Eski bir tercüman, güvenli bir evde kalırken telefonundaki bir uygulama aracılığıyla evinin basıldığını gördüğünü anlattı. Cihatçılar, dünyayı 20 yıl önceki Taliban'a kıyasla ılımlı olduklarına ikna etmeye çalışırken, 'Taliban 2.0' olarak adlandırılıyor.
Najia adında bir Afgan kadın, Taliban kapılarını çaldığında kuzeydeki yaşadıkları küçük bir köyde, başlarına gelecekten habersiz üç küçük oğlu ve kızıyla birlikte evde oturuyordu.
25 yaşındaki kızı Manizha, annesinin, Taliban'ın erkekleri için yemek yapmasını talep etmeden üç gün önce eve nasıl geldiklerini ve yaşanılan dehşeti şu sözlerle anlattı:
"Annem onlara, 'Ben fakirim, size nasıl yemek yapabilirim?' dedi. Taliban üyeleri bunu duyduktan sonra bir anda onu dövmeye başladı. Annem yere yığıldı ve ona silahlarıyla vurdular."

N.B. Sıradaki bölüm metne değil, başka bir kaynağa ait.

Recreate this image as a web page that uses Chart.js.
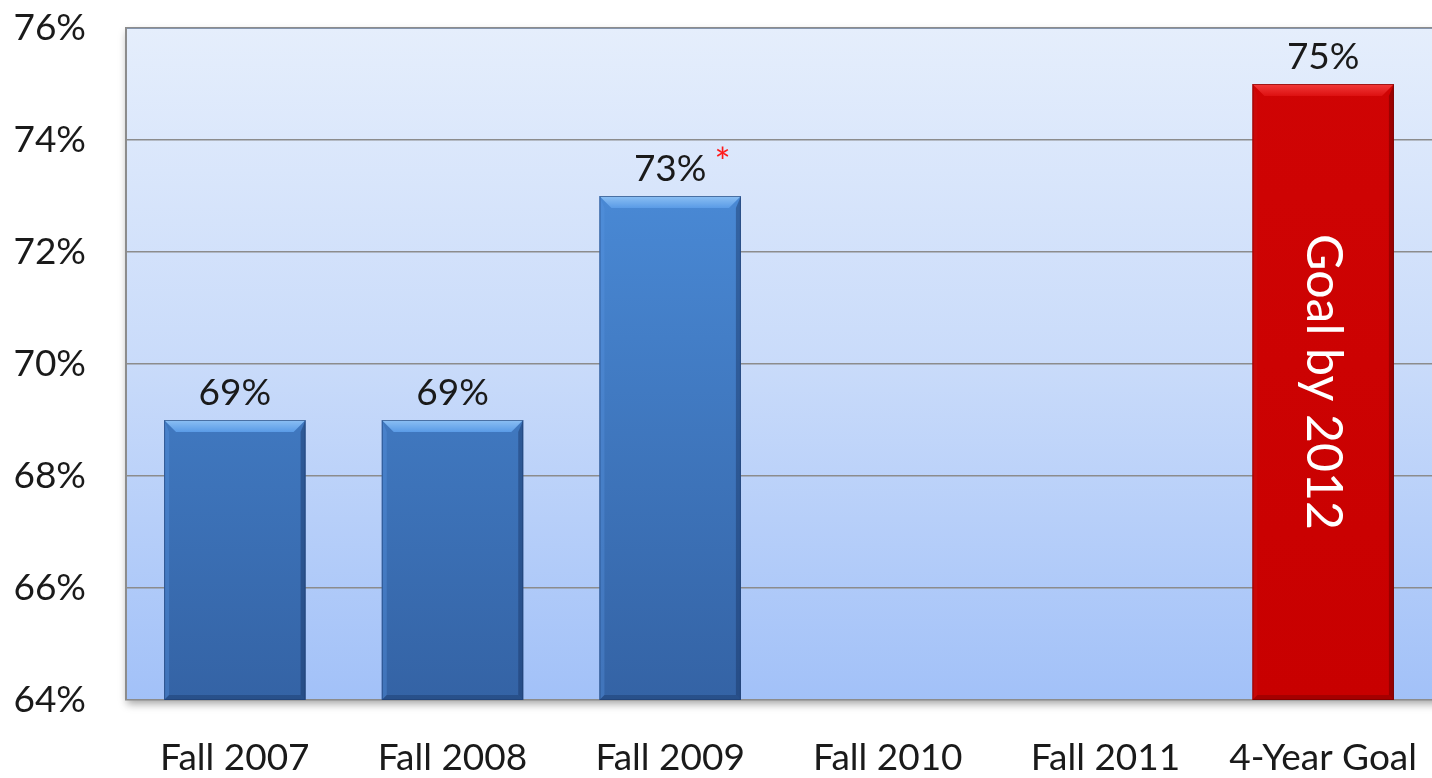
<!DOCTYPE html>
<html>
<head>
<meta charset="utf-8">
<script src="https://cdn.jsdelivr.net/npm/chart.js@4/dist/chart.umd.min.js"></script>
<style>
html,body{margin:0;padding:0;background:#fff;}
#wrap{width:1432px;height:778px;position:relative;}
</style>
</head>
<body>
<div id="wrap"><canvas id="c" width="1432" height="778"></canvas></div>
<script>
const categories = ["Fall 2007", "Fall 2008", "Fall 2009", "Fall 2010", "Fall 2011", "4-Year Goal"];
const values = [69, 69, 73, null, null, 75];
const valueLabels = ["69%", "69%", "73%", "", "", "75%"];
const labelMarks = ["", "", "*", "", "", ""];
const barKinds = ["actual", "actual", "actual", "actual", "actual", "goal"];
const insideLabels = ["", "", "", "", "", "Goal by 2012"];
const yMin = 64, yMax = 76, yStep = 2;

const FONT = "Lato, 'Open Sans', sans-serif";
const FS = 37;

function barGradient(ctx, area, kind) {
  const g = ctx.createLinearGradient(0, area.top, 0, area.bottom);
  if (kind === 'goal') {
    g.addColorStop(0, '#d00404');
    g.addColorStop(1, '#c80000');
  } else {
    g.addColorStop(0, '#5095e4');
    g.addColorStop(1, '#3463a5');
  }
  return g;
}

const bgPlugin = {
  id: 'plotBg',
  beforeDraw(chart) {
    const {ctx, chartArea: a} = chart;
    ctx.save();
    ctx.shadowColor = 'rgba(0,0,0,0.35)';
    ctx.shadowBlur = 8;
    ctx.shadowOffsetY = 4;
    ctx.shadowOffsetX = 1;
    const g = ctx.createLinearGradient(0, a.top, 0, a.bottom);
    g.addColorStop(0, '#e5eefc');
    g.addColorStop(0.5, '#c9dbfa');
    g.addColorStop(1, '#a2c1f8');
    ctx.fillStyle = g;
    ctx.fillRect(a.left, a.top, a.right - a.left + 10, a.bottom - a.top);
    ctx.restore();
    ctx.save();
    ctx.strokeStyle = '#7e9fce';
    ctx.lineWidth = 2;
    ctx.beginPath();
    ctx.moveTo(a.left, a.top);
    ctx.lineTo(a.right, a.top);
    ctx.stroke();
    ctx.restore();
  }
};

function barBox(chart, bar) {
  const p = bar.getProps(['x', 'y', 'base', 'width'], true);
  const bottom = Math.min(p.base, chart.chartArea.bottom);
  return {x: p.x, y: p.y, base: bottom, width: p.width};
}

const bevelPlugin = {
  id: 'bevel',
  afterDatasetsDraw(chart) {
    const {ctx} = chart;
    const meta = chart.getDatasetMeta(0);
    meta.data.forEach((bar, i) => {
      if (values[i] === null) return;
      const {x, y, base, width} = barBox(chart, bar);
      const l = x - width / 2, r = x + width / 2;
      const b = 12, s = 5;
      const goal = barKinds[i] === 'goal';
      ctx.save();
      const tg = ctx.createLinearGradient(0, y, 0, y + b);
      tg.addColorStop(0, goal ? '#f23a3a' : '#8cc0f4');
      tg.addColorStop(1, goal ? '#dd1010' : '#5a9be6');
      ctx.fillStyle = tg;
      ctx.beginPath();
      ctx.moveTo(l, y); ctx.lineTo(r, y); ctx.lineTo(r - b, y + b); ctx.lineTo(l + b, y + b); ctx.closePath();
      ctx.fill();
      ctx.fillStyle = goal ? 'rgba(200,20,20,0.35)' : 'rgba(90,150,225,0.35)';
      ctx.beginPath();
      ctx.moveTo(l, y); ctx.lineTo(l + s, y + b); ctx.lineTo(l + s, base - s); ctx.lineTo(l, base); ctx.closePath();
      ctx.fill();
      ctx.fillStyle = goal ? 'rgba(90,0,0,0.45)' : 'rgba(20,45,90,0.4)';
      ctx.beginPath();
      ctx.moveTo(r, y); ctx.lineTo(r - s, y + b); ctx.lineTo(r - s, base - s); ctx.lineTo(r, base); ctx.closePath();
      ctx.fill();
      ctx.fillStyle = goal ? 'rgba(100,0,0,0.35)' : 'rgba(20,45,90,0.35)';
      ctx.beginPath();
      ctx.moveTo(l, base); ctx.lineTo(r, base); ctx.lineTo(r - s, base - s); ctx.lineTo(l + s, base - s); ctx.closePath();
      ctx.fill();
      ctx.strokeStyle = goal ? 'rgba(110,0,0,0.6)' : 'rgba(30,60,110,0.6)';
      ctx.lineWidth = 1;
      ctx.strokeRect(l + 0.5, y + 0.5, width - 1, base - y - 1);
      ctx.restore();
    });
  }
};

const labelPlugin = {
  id: 'labels',
  afterDatasetsDraw(chart) {
    const {ctx} = chart;
    const meta = chart.getDatasetMeta(0);
    meta.data.forEach((bar, i) => {
      if (values[i] === null) return;
      const {x, y, base} = barBox(chart, bar);
      ctx.save();
      ctx.font = FS + 'px ' + FONT;
      ctx.fillStyle = '#1a1a1a';
      ctx.textAlign = 'center';
      ctx.textBaseline = 'alphabetic';
      const t = valueLabels[i];
      ctx.fillText(t, x, y - 15);
      if (labelMarks[i]) {
        const w = ctx.measureText(t).width;
        ctx.fillStyle = '#ff1a1a';
        ctx.font = '38px ' + FONT;
        ctx.textAlign = 'left';
        ctx.fillText(labelMarks[i], x + w / 2 + 8, y - 20);
      }
      if (insideLabels[i]) {
        ctx.translate(x, (y + base) / 2 - 10);
        ctx.rotate(Math.PI / 2);
        ctx.font = '50px ' + FONT;
        ctx.fillStyle = '#ffffff';
        ctx.textAlign = 'center';
        ctx.textBaseline = 'middle';
        ctx.fillText(insideLabels[i], 0, 0);
      }
      ctx.restore();
    });
  }
};

function zeroPad(s) { s.paddingTop = 0; s.paddingBottom = 0; s.paddingLeft = 0; s.paddingRight = 0; }

new Chart(document.getElementById('c'), {
  type: 'bar',
  data: {
    labels: categories,
    datasets: [{
      data: values,
      backgroundColor: (c) => {
        const a = c.chart.chartArea;
        if (!a) return '#4a88d6';
        return barGradient(c.chart.ctx, a, barKinds[c.dataIndex]);
      },
      borderWidth: 0,
      categoryPercentage: 1.0,
      barPercentage: 0.65
    }]
  },
  options: {
    responsive: false,
    animation: false,
    devicePixelRatio: 1,
    layout: { padding: { top: 28, right: 0, left: 0, bottom: 0 } },
    plugins: { legend: { display: false }, tooltip: { enabled: false } },
    scales: {
      x: {
        grid: { display: false, drawTicks: false },
        border: { display: false },
        ticks: { color: '#1a1a1a', font: { family: FONT, size: FS }, padding: 36, maxRotation: 0 },
        afterFit(s) { s.height = 78; zeroPad(s); }
      },
      y: {
        min: yMin, max: yMax,
        ticks: { stepSize: yStep, color: '#1a1a1a', font: { family: FONT, size: FS }, padding: 40,
                 callback: (v) => v + '%' },
        grid: { color: '#8c8c8c', lineWidth: 1.5, drawTicks: false },
        border: { display: true, color: '#8c8c8c', width: 2 },
        afterFit(s) { s.width = 126; zeroPad(s); }
      }
    }
  },
  plugins: [bgPlugin, bevelPlugin, labelPlugin]
});
</script>
</body>
</html>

Manizha, Taliban üyelerine artık durmalarını söylediğinde inanılmaz bir olay yaşandı. Taliban üyeleri odaya el bombası attı, Manizha ev havaya uçarken kaçmayı başardı ancak dört çocuk annesi Najia daha sonra darp edilerek öldürüldü.
Şehir düşmeden önce Kandahar'da öğretmen olarak çalışan 21 yaşındaki bir kadın ise, bu yılın başlarında Kabil'e nasıl kaçtığını ancak şimdi de Taliban'ın ne zaman kapısını çalacağı korkusuyla yaşadığını anlattı.

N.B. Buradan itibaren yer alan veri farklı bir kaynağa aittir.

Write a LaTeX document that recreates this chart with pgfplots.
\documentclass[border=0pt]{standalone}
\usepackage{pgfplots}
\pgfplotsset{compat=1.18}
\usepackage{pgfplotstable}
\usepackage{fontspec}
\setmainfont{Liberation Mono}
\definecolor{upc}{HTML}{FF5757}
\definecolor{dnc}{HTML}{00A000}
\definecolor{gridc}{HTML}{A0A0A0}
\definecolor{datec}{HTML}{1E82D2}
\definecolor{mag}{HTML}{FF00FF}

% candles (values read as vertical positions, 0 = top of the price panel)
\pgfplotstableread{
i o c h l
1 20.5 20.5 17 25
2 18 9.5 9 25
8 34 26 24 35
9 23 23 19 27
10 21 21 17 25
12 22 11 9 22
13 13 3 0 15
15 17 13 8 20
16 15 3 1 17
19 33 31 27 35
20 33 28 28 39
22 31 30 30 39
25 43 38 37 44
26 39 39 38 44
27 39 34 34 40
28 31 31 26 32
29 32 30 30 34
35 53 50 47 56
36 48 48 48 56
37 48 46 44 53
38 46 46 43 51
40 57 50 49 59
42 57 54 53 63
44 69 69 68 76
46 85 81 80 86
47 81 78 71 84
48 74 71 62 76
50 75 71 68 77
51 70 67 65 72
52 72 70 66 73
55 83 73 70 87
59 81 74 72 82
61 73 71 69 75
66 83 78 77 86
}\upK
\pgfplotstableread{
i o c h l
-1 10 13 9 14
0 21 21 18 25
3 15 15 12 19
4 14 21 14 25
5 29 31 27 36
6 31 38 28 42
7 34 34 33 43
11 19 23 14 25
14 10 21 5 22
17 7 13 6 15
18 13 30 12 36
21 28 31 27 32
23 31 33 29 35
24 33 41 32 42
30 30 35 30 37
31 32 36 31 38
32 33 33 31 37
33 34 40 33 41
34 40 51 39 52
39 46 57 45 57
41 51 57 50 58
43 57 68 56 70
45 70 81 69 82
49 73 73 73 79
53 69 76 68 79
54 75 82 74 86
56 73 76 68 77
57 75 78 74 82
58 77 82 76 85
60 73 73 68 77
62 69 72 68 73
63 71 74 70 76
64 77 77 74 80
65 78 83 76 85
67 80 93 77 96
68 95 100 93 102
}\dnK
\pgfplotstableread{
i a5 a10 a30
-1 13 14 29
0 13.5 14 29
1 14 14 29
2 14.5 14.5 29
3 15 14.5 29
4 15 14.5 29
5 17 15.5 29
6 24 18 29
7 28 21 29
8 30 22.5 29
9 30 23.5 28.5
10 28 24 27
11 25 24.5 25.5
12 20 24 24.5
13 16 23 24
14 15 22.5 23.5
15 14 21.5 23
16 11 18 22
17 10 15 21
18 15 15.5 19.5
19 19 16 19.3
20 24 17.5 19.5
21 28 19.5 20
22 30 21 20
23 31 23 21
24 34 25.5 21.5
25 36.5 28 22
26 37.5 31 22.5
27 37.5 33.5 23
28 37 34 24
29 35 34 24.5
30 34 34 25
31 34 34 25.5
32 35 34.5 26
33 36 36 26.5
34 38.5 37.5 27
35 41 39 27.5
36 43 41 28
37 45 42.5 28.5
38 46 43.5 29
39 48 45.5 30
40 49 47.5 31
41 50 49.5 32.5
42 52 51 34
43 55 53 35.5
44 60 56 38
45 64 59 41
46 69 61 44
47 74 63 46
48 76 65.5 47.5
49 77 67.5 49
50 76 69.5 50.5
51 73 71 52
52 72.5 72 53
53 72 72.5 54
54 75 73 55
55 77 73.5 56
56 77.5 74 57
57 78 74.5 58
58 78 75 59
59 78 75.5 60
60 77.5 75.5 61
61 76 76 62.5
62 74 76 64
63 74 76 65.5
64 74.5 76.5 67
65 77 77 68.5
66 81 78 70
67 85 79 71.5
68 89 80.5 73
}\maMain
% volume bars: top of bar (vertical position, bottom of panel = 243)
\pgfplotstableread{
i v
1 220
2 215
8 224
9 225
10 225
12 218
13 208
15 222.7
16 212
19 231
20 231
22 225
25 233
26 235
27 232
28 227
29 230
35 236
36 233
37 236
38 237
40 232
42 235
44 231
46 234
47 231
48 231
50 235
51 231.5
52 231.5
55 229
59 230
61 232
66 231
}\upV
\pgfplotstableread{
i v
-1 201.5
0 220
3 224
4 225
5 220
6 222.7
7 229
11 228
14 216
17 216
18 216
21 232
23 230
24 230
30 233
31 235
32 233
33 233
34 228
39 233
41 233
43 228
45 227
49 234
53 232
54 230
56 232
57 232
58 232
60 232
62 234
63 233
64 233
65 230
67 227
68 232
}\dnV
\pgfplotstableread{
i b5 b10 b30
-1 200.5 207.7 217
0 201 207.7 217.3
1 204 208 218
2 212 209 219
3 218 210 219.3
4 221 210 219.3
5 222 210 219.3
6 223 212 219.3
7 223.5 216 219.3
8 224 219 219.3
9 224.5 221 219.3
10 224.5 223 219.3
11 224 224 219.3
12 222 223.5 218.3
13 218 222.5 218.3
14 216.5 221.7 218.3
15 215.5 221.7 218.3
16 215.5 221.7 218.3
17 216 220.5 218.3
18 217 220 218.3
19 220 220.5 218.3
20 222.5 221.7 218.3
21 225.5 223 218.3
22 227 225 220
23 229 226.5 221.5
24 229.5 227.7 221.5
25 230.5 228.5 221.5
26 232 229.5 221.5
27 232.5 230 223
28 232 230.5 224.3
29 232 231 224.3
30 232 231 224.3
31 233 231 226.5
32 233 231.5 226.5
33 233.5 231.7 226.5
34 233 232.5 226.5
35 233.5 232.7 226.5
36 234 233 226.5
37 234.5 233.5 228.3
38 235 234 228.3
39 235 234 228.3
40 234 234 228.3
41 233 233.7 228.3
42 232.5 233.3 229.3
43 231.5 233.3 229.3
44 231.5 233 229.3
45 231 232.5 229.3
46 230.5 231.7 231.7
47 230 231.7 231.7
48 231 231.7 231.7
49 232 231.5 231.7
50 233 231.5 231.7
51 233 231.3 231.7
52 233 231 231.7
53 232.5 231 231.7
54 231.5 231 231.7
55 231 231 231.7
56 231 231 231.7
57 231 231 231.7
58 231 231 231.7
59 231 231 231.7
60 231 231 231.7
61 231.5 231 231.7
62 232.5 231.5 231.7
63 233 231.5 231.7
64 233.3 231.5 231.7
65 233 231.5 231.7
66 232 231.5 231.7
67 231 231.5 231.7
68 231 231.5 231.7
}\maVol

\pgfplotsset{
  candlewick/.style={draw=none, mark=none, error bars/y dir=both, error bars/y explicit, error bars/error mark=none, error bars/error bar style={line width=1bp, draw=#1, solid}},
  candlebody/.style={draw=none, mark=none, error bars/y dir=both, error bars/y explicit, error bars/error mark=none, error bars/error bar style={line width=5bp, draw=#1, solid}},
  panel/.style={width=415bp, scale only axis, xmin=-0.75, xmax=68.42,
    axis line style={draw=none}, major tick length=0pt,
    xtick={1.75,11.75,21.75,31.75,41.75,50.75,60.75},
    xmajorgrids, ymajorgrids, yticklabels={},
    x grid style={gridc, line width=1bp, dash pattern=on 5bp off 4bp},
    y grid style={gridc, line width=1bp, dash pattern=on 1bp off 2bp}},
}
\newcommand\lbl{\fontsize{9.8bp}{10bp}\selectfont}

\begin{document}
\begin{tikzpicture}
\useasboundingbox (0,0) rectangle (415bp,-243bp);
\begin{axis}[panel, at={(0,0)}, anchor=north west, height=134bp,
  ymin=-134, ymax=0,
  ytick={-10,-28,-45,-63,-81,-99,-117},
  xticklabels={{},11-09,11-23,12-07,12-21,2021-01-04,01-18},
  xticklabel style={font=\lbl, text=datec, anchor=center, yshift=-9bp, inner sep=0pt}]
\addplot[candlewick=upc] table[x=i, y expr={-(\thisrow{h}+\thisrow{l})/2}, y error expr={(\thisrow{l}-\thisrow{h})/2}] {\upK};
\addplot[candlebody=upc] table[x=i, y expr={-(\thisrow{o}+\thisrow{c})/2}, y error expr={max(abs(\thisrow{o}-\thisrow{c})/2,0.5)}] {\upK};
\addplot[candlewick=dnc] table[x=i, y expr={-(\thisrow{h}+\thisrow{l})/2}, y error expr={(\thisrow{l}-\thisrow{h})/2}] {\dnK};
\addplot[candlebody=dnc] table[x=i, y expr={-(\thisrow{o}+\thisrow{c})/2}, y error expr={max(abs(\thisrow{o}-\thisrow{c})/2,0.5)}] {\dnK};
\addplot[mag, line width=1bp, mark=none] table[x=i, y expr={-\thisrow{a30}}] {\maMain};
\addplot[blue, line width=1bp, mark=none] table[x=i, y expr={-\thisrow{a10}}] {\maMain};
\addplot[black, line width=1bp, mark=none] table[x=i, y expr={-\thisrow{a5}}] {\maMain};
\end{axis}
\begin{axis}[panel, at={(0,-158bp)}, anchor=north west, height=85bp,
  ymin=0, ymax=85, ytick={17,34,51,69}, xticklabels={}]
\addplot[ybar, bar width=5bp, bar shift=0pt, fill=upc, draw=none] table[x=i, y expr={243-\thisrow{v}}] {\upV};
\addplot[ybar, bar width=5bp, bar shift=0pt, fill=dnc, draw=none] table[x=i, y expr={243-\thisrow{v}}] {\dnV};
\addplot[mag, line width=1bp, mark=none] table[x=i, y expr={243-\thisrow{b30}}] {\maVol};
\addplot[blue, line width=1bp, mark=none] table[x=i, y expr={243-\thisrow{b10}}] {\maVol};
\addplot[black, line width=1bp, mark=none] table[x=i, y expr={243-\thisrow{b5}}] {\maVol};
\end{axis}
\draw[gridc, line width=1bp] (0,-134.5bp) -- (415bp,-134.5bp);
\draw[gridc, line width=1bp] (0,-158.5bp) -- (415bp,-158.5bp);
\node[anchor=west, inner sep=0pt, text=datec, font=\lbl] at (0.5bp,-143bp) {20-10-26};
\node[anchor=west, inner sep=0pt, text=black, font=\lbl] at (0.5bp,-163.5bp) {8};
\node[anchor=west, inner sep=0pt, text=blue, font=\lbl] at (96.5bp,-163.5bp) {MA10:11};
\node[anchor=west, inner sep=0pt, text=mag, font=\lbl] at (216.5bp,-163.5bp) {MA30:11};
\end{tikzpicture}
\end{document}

Afgan kadın şunları söyledi: "Taliban saldırdığında ve Kandahar'ı ele geçirdiğinde, çatışmalar, bombalama ve masum sivillerin öldürülmesi nedeniyle artık yaşayamadık.
Şimdi Taliban yüzünden buraya Kabil'e sığınıyorum. Ama iş Taliban'a geldiğinde, Kabil'in bu kadar hızlı ele geçirilmesini ve şehrin düşmesini hiç beklemiyorduk. Ama şimdi kapana kısıldık, hiçbir şey yapamıyoruz, her yerde Taliban görülüyor."
Bir eğitim kurumu için çalıştığımdan dolayı kendimi Taliban karşısında risk altında hissediyorum, Taliban ise bunu kabul etmiyor ve şimdi kendimi hiç güvende hissetmiyorum.
Burada Kabil'e sığınıyorum, evden çıkmıyorum, gerçekten ihtiyacım olan bir şey için bile dışarı çıkmıyorum. Korkarım kendi evimde tutsak kaldım." Genç kadın, İngiltere'ye çaresizce sığınma statüsü almak için başvurduğunu belirtti ve şunu ekledi:
"Ev ev dolaşıyorlar, insanların ne yaptığını soruyorlar, kimin nerede yaşadığını bilmek istiyorlar. Dün, arabalarını sokağımızdan geçerken gördüm, bu yüzden evde bulunan tüm belgeleri ve kimlikleri topladık ve sakladık."